The San Diego Union-Tribune on Monday posted a story it said was based upon an FBI report, saying the Dec. 18, 2018, document was obtained by the newspaper.
The FBI report grew out of concerns that Mexican drug cartels sought to sell guns to protesters, the paper reported.
Protesters sought to “stage an armed rebellion at the border,” the FBI report said, according to the newspaper.
The document warned of “anti-fascist activists,” saying they “planned to disrupt U.S. law enforcement and military security operations at the US/Mexican border.”
The newspaper said the report was unclassified, but was meant for law enforcement eyes only.
It said the document was shared on the condition that only part of it be used because the investigation referenced within it was still ongoing.
The FBI’s report said one goal of the project was to create training camps where activists could become “community defense militias, also known as autodensas.”

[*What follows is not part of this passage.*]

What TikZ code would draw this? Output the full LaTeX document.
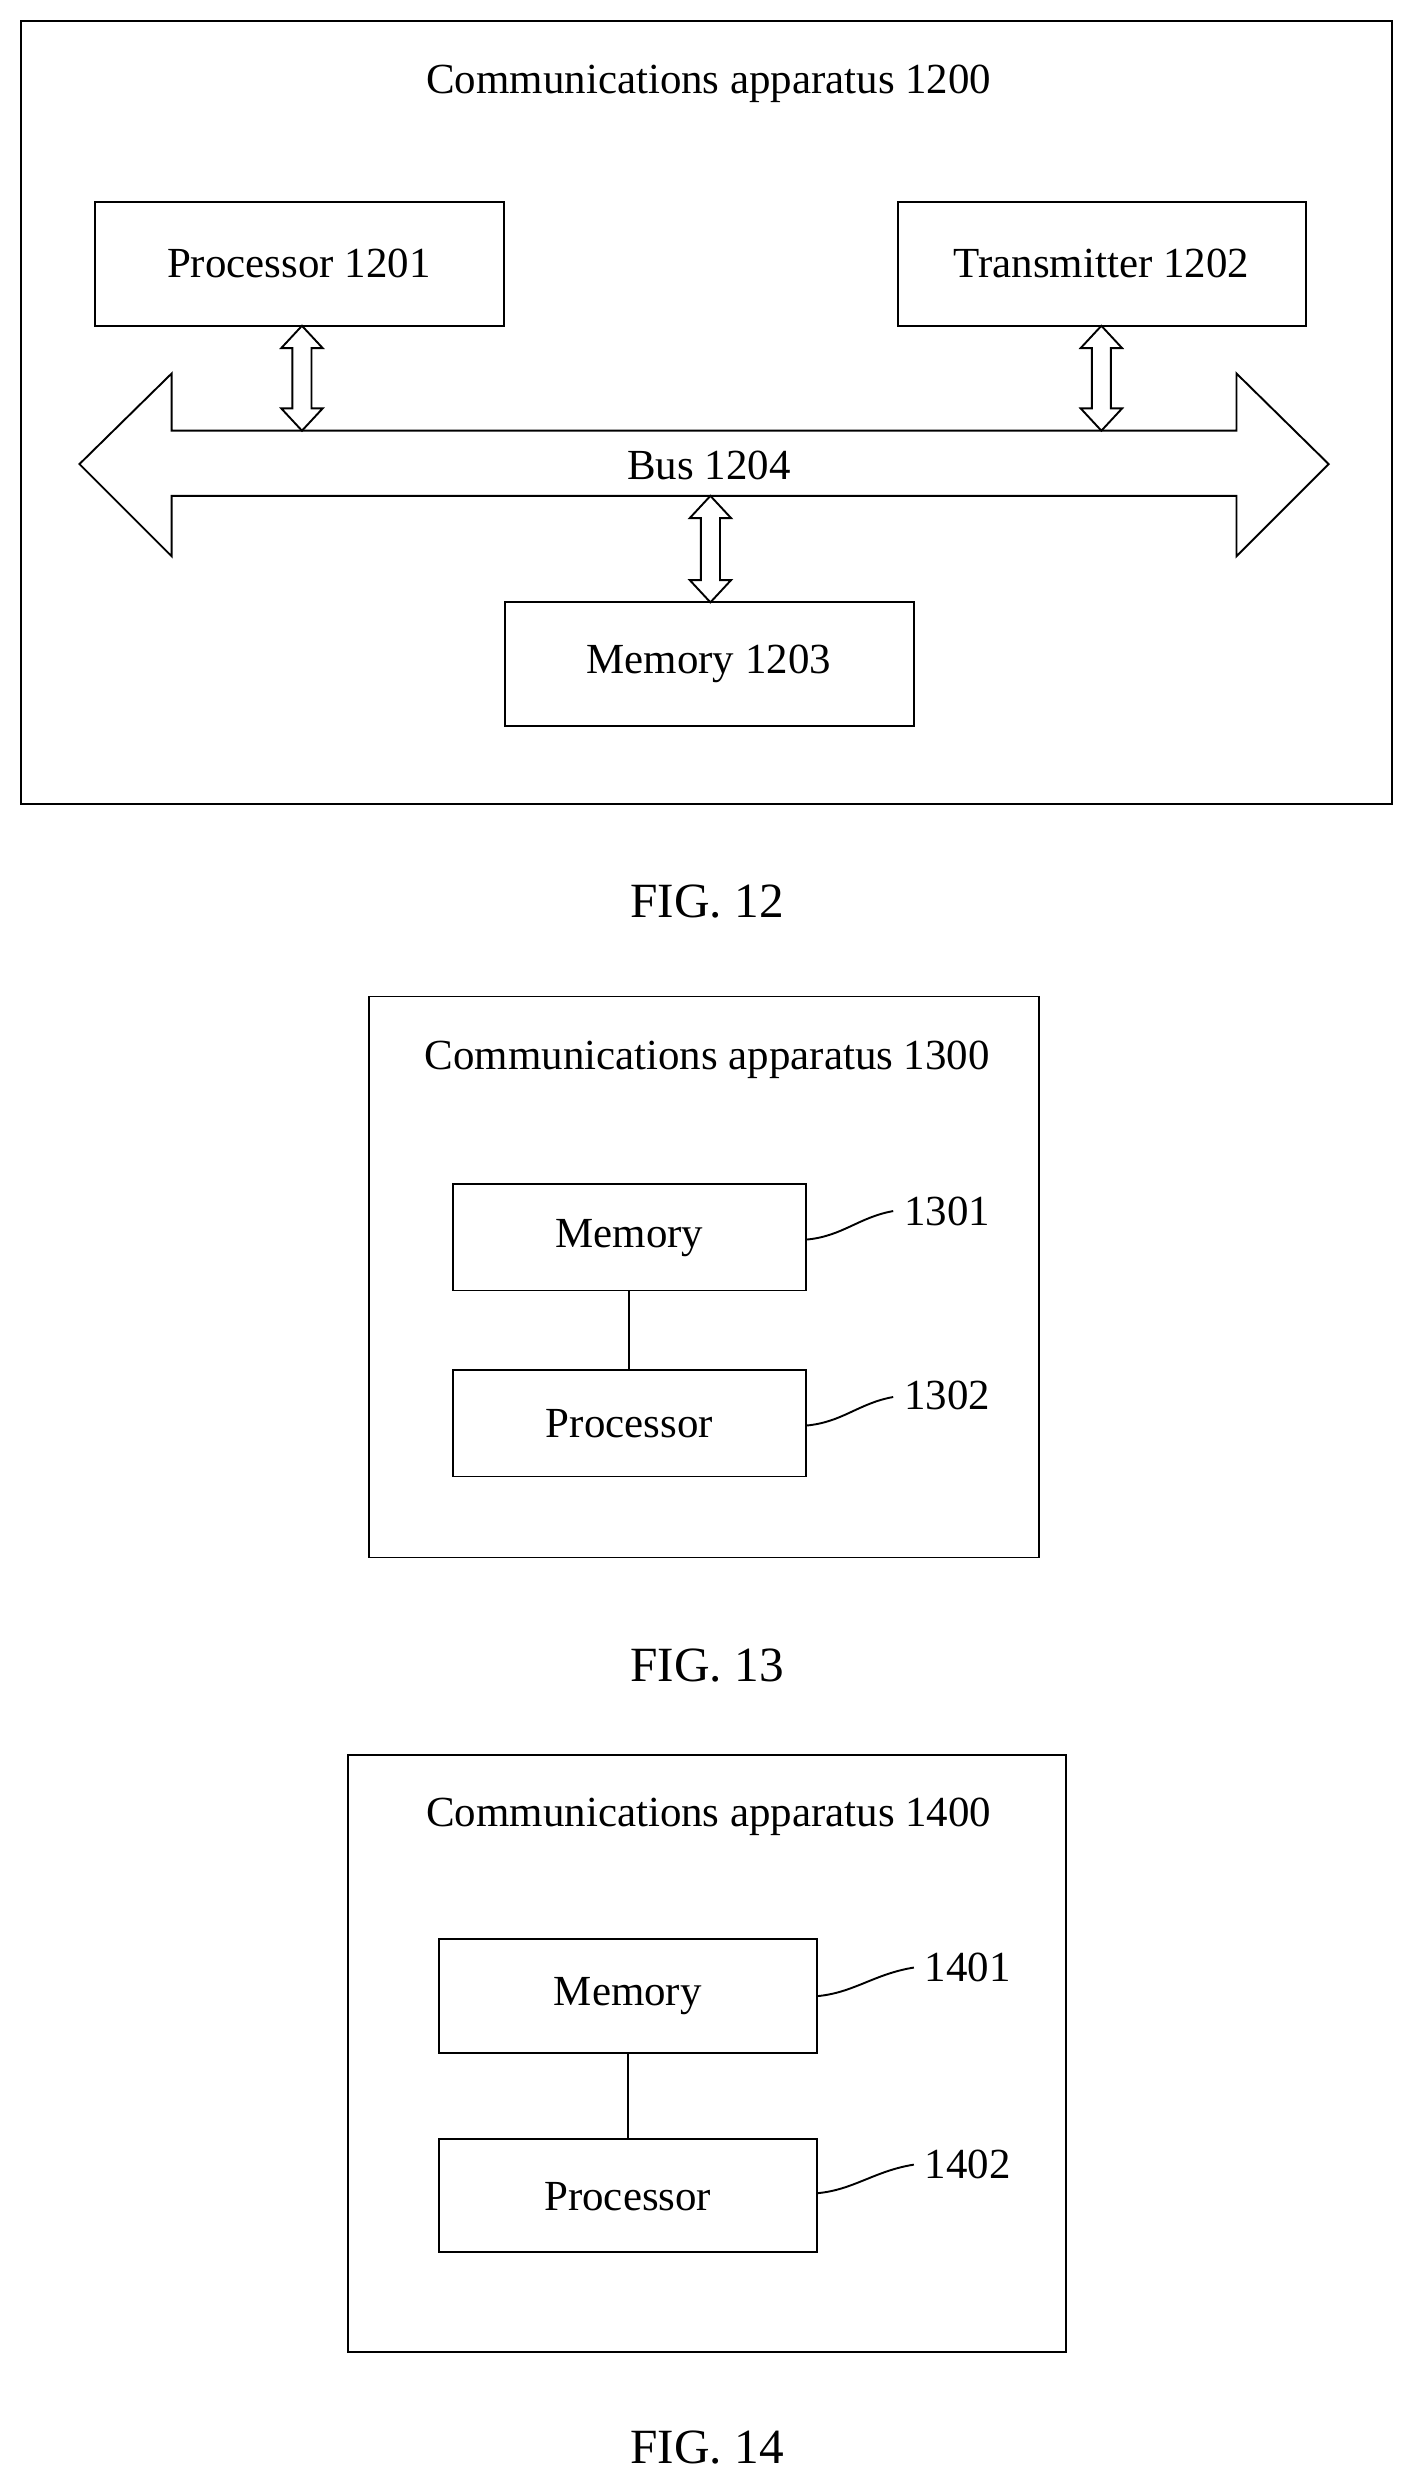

“Organizers planned for the camps to be used as staging platforms from which five person units would form to train anarchists in fighting, combat, and conducting reconnaissance, and then launch to disrupt U.S. government operations along the border,” the FBI report said, according to the newspaper.
The report came with a note of caution, the newspaper noted
“This is an information report, not finally evaluated intelligence,” the report stated.
“Receiving agencies are requested not to take action based on this raw reporting without prior coordination with the FBI.”
Although other websites quoted the Union-Tribune report, none had independently confirmed its contents as of Tuesday evening.
The FBI is examining an alleged plot where antifascist activists “planned to disrupt U.S. law enforcement and military security operations at the US/Mexican border.”https://t.co/9YcncQj15R
— Washington Examiner (@dcexaminer) April 30, 2019
The newspaper said that two people named in the report, alleged cartel associate Ivan Riebeling and American border activist Evan Duke, both denied any connection to any possible plot.
“It doesn’t make any sense that someone from the United States would purchase guns in Mexico. And the Hondurans certainly didn’t bring money to buy guns. It doesn’t make any sense; in fact it’s extremely absurd to say the Hondurans wanted to attack the United States at the border,” Riebeling said, according to the Union-Tribune.
“I am not cartel. I don’t sell drugs. I don’t sell arms,” he said. “I’m a revolutionary. A man who believes in his ideals, and I’m going to defend Mexico.”
“The government of the United States knows perfectly well that I am not a member of any cartel. I have associates with several of the cartels, yes I do, but I am not a narco-trafficker and they know that.”
Duke also told the Union-Tribune the report was wrong and that he had no working relationship with Riebeling.
“I was warned about him when I arrived” in Tijuana, Duke told the Union-Tribune. “His name came up to me from a couple different sources to watch out for this guy.”